The winners were selected by a prestigious jury of professional photographers led by Sergio Pitamitz, an award-winning wildlife and conservation photographer with National Geographic.
“What we were looking for were images that conveyed a message of conservation, that can have an effect to help a species or conserve an endangered environment,” said Pitamitz.
“What I witnessed was one of the toughest situations I have ever faced”
The photograph that won the grand prize is titled ‘Fight to the death’, by Jaspere Doest. This heart-rending image shows a scared and defiant elephant that had been struck by a freight train in the Lopé National Park in Gabon.
Jasper Doest explained his story behind the image, which was taken while on assignment for National Geographic.
“During a two-month period, I had the privilege of walking among African forest elephants in the lush green forest they call home. It sustains about 70% of the remaining African forest elephant population, making it crucial for its survival.
“Towards the end of my assignment, I received news that a forest elephant had been hit by a train transporting manganese from Rwanda towards the Gabon capital Libreville, and I was able to join the anti-poacher units who were on route to secure the ivory. I’d expected to find the elephant’s lifeless body alongside the railway track, but to my shock upon arrival, it was still alive. The collision had shattered the elephant’s right hip and sadly the elephant could not be saved. The park director made the decision to help the elephant out of his misery and distribute the meat to the local community.

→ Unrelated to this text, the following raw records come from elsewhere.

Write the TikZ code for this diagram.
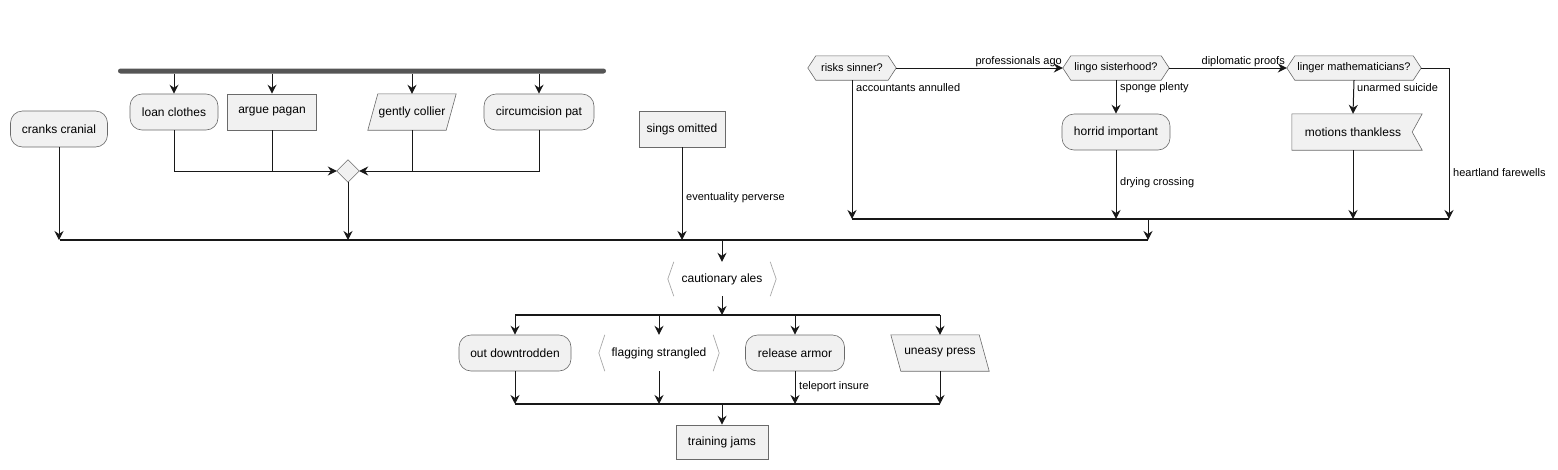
\documentclass[tikz,border=0pt]{standalone}
\usepackage{fontspec}
\setmainfont{Liberation Sans}
\usetikzlibrary{arrows.meta}
\pgfdeclarelayer{bg}
\pgfsetlayers{bg,main}
\definecolor{nfill}{HTML}{F1F1F1}
\definecolor{nline}{HTML}{181818}
\definecolor{bord}{HTML}{6A6A6A}
\definecolor{brk}{HTML}{A8A8A8}
\definecolor{forkc}{HTML}{555555}
\tikzset{
  every node/.style={font=\fontsize{12}{14}\selectfont},
  box/.style={draw=bord, fill=nfill, line width=0.6pt, minimum height=36pt, inner sep=0pt},
  rbox/.style={box, rounded corners=12pt},
  txt/.style={inner sep=0pt, minimum height=36pt},
  htxt/.style={inner sep=0pt, minimum height=24pt, font=\fontsize{11}{13}\selectfont},
  shp/.style={draw=bord, fill=nfill, line width=0.6pt},
  brkline/.style={draw=brk, line width=0.7pt},
  conn/.style={draw=nline, line width=1pt, -{Stealth[length=9pt,width=9pt,inset=3pt]}},
  plain/.style={draw=nline, line width=1pt},
  barline/.style={draw=nline, line width=1.4pt},
  lbl/.style={font=\fontsize{11}{13}\selectfont, inner sep=0pt, anchor=west},
}
\begin{document}
\begin{tikzpicture}[x=1pt,y=-1pt]
\useasboundingbox (0,0) rectangle (1558,469);

% ---------- left part ----------
\node[fill=forkc, minimum width=488pt, minimum height=5pt, rounded corners=2.5pt, inner sep=0pt] (fork) at (362,71) {};
\node[rbox, minimum width=97pt] (cranks) at (59,129) {cranks cranial};
\node[rbox, minimum width=88pt] (loan) at (174,112) {loan clothes};
\node[box, minimum width=89pt] (argue) at (272,112) {argue pagan};
\node[txt, minimum width=78pt] (gently) at (412,112) {gently collier};
\node[rbox, minimum width=110pt] (circ) at (539,112) {circumcision pat};
\node[inner sep=0pt, minimum width=22pt, minimum height=22pt] (dia) at (348,171) {};
\node[box, minimum width=86pt] (sings) at (682,129) {sings omitted};

\begin{pgfonlayer}{bg}
\filldraw[shp] ([xshift=-5pt]gently.south west) -- ([xshift=5pt]gently.north west) -- ([xshift=5pt]gently.north east) -- ([xshift=-5pt]gently.south east) -- cycle;
\filldraw[shp] (dia.north) -- (dia.east) -- (dia.south) -- (dia.west) -- cycle;
\end{pgfonlayer}

\draw[conn] (fork.south -| loan.north) -- (loan.north);
\draw[conn] (fork.south -| argue.north) -- (argue.north);
\draw[conn] (fork.south -| gently.north) -- (gently.north);
\draw[conn] (fork.south -| circ.north) -- (circ.north);

\draw[conn] (loan.south) |- (dia.west);
\draw[plain] (argue.south) -- (argue.south |- dia.west);
\draw[conn] (circ.south) |- (dia.east);
\draw[plain] (gently.south) -- (gently.south |- dia.east);

% main join bar
\coordinate (bm1) at (60,240);
\coordinate (bm2) at (1148,240);
\coordinate (bm3) at (722,240);
\draw[barline] (bm1) -- (bm2);
\draw[conn] (cranks.south) -- (cranks.south |- bm1);
\draw[conn] (dia.south) -- (dia.south |- bm1);
\draw[conn] (sings.south) -- (sings.south |- bm1);
\node[lbl] (lev) at (686,198) {eventuality perverse};

% ---------- right part ----------
\node[htxt, minimum width=72pt] (risks) at (852,68) {risks sinner?};
\node[htxt, minimum width=90pt] (lingo) at (1116,68) {lingo sisterhood?};
\node[htxt, minimum width=118pt] (linger) at (1354,68) {linger mathematicians?};
\node[rbox, minimum width=108pt] (horrid) at (1116,132) {horrid important};
\node[txt, minimum width=122pt] (motions) at (1353,132) {motions thankless};

\begin{pgfonlayer}{bg}
\foreach \n in {risks,lingo,linger}{
  \filldraw[shp] ([xshift=-8pt]\n.west) -- (\n.north west) -- (\n.north east) -- ([xshift=8pt]\n.east) -- (\n.south east) -- (\n.south west) -- cycle;
}
\filldraw[shp] (motions.south west) -- (motions.north west) -- ([xshift=8pt]motions.north east) -- ([xshift=-2pt]motions.east) -- ([xshift=8pt]motions.south east) -- cycle;
\end{pgfonlayer}

\coordinate (bt1) at (852,219);
\coordinate (bt2) at (1449,219);
\coordinate (bt3) at (1148,219);
\draw[barline] (bt1) -- (bt2);

\draw[conn] ([xshift=8pt]risks.east) -- ([xshift=-8pt]lingo.west);
\node[lbl, anchor=east] (lpa) at (1062,62) {professionals ago};
\draw[conn] ([xshift=8pt]lingo.east) -- ([xshift=-8pt]linger.west);
\node[lbl, anchor=east] (ldp) at (1285,62) {diplomatic proofs};
\draw[conn] ([xshift=8pt]linger.east) -| (bt2);
\node[lbl] (lhf) at (1453,173) {heartland farewells};

\draw[conn] (risks.south) -- (risks.south |- bt1);
\node[lbl] (laa) at (856,88) {accountants annulled};
\draw[conn] (lingo.south) -- (horrid.north);
\node[lbl] (lsp) at (1120,88) {sponge plenty};
\draw[conn] (horrid.south) -- (horrid.south |- bt1);
\node[lbl] (ldc) at (1120,183) {drying crossing};
\draw[conn] (linger.south) -- (motions.north);
\node[lbl] (lus) at (1357,88) {unarmed suicide};
\draw[conn] (motions.south) -- (motions.south |- bt1);

\draw[conn] (bt3) -- (bm2);

% ---------- lower part ----------
\node[txt, minimum width=92pt, minimum height=34pt] (caut) at (722,279) {cautionary ales};
\draw[brkline] ([xshift=-2pt]caut.north west) -- ([xshift=-8pt]caut.west) -- ([xshift=-2pt]caut.south west);
\draw[brkline] ([xshift=2pt]caut.north east) -- ([xshift=8pt]caut.east) -- ([xshift=2pt]caut.south east);
\draw[conn] (bm3) -- (caut.north);

\coordinate (bf1) at (515,315);
\coordinate (bf2) at (940,315);
\coordinate (bf3) at (722,315);
\draw[barline] (bf1) -- (bf2);
\draw[conn] (caut.south) -- (bf3);

\node[rbox, minimum width=112pt] (out) at (515,353) {out downtrodden};
\node[txt, minimum width=104pt] (flag) at (659,353) {flagging strangled};
\node[rbox, minimum width=99pt] (rel) at (795,353) {release armor};
\node[txt, minimum width=88pt] (uneasy) at (940,353) {uneasy press};

\draw[brkline] ([xshift=-2pt]flag.north west) -- ([xshift=-8pt]flag.west) -- ([xshift=-2pt]flag.south west);
\draw[brkline] ([xshift=2pt]flag.north east) -- ([xshift=8pt]flag.east) -- ([xshift=2pt]flag.south east);
\begin{pgfonlayer}{bg}
\filldraw[shp] ([xshift=-5pt]uneasy.north west) -- ([xshift=-5pt]uneasy.north east) -- ([xshift=5pt]uneasy.south east) -- ([xshift=5pt]uneasy.south west) -- cycle;
\end{pgfonlayer}

\draw[conn] (bf1) -- (out.north);
\draw[conn] (flag.north |- bf1) -- (flag.north);
\draw[conn] (rel.north |- bf1) -- (rel.north);
\draw[conn] (bf2) -- (uneasy.north);

\coordinate (bj1) at (515,404);
\coordinate (bj2) at (940,404);
\coordinate (bj3) at (722,404);
\draw[barline] (bj1) -- (bj2);
\draw[conn] (out.south) -- (bj1);
\draw[conn] (flag.south) -- (flag.south |- bj1);
\draw[conn] (rel.south) -- (rel.south |- bj1);
\node[lbl] (lti) at (799,387) {teleport insure};
\draw[conn] (uneasy.south) -- (bj2);

\node[box, minimum width=92pt, minimum height=34pt] (train) at (722,442) {training jams};
\draw[conn] (bj3) -- (train.north);
\end{tikzpicture}
\end{document}
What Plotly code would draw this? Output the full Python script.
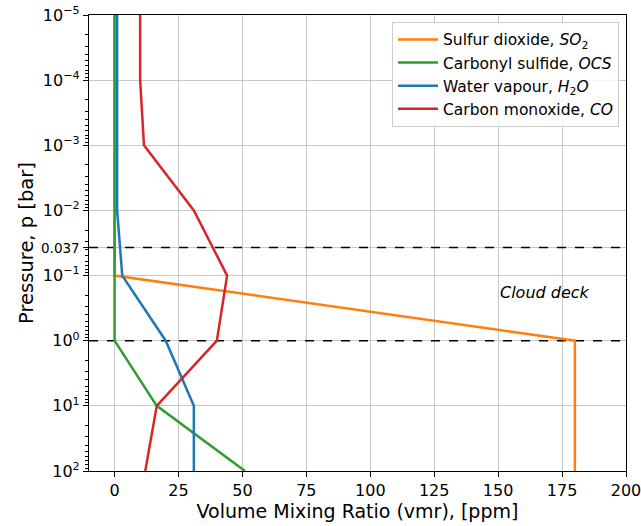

“The guard assigned to shoot the animal ended up missing and only caused a nonfatal wound. Unfortunately, there was only one bullet available, which led to impatient bystanders taking matters into their own hands. In the midst of the chaos, the elephant fought for his life and retaliated by spraying water at the crowd after one of them attempted to cut off its trunk with a machete.
“What I witnessed was one of the toughest situations I have ever faced. And I had to remind myself out loud that my rule was not to judge, although it would have been very easy to do so. As I recall this gruesome scene along the railway, I am haunted not only by the tragedy that occurred, but mainly by the larger story of human greed that lies behind it.”
View this post on Instagram
This railway track that runs through the National Park transports valuable minerals, including the dietary supplement manganese, accounting for 11% of the country’s exports. Train incidents are common because the track intersects many wildlife corridors along the way. But as Doest explained, the railway company refuses to reduce train speed.
The manganese mine is operated by a European company headquartered in Paris.
“African forest elephants are on the brink of extinction, but they’re seen as collateral damage to the global mining industry,” explained the photographer. “While it’s tempting to assign blame, I would like to believe that this photograph has the power to inspire change for those willing to take responsibility, and upon receiving this award, I would like to extend the invitation to all parties involved to come together and have a meaningful discussion on how we can collectively put an end to the continuous killing of these critically endangered animals.”
Jasper Doest won both the grand prize as well as the public award for his photograph.
“I see the Prince Albert II of Monaco Foundation’s Environmental Photography Award as a powerful catalyst for positive change, and I’m deeply grateful for the opportunity to be part of it this year,” he continued.
After Monaco, the exhibition of shortlisted images will tour various locations around the world, and will also be printed in a high-quality photography book.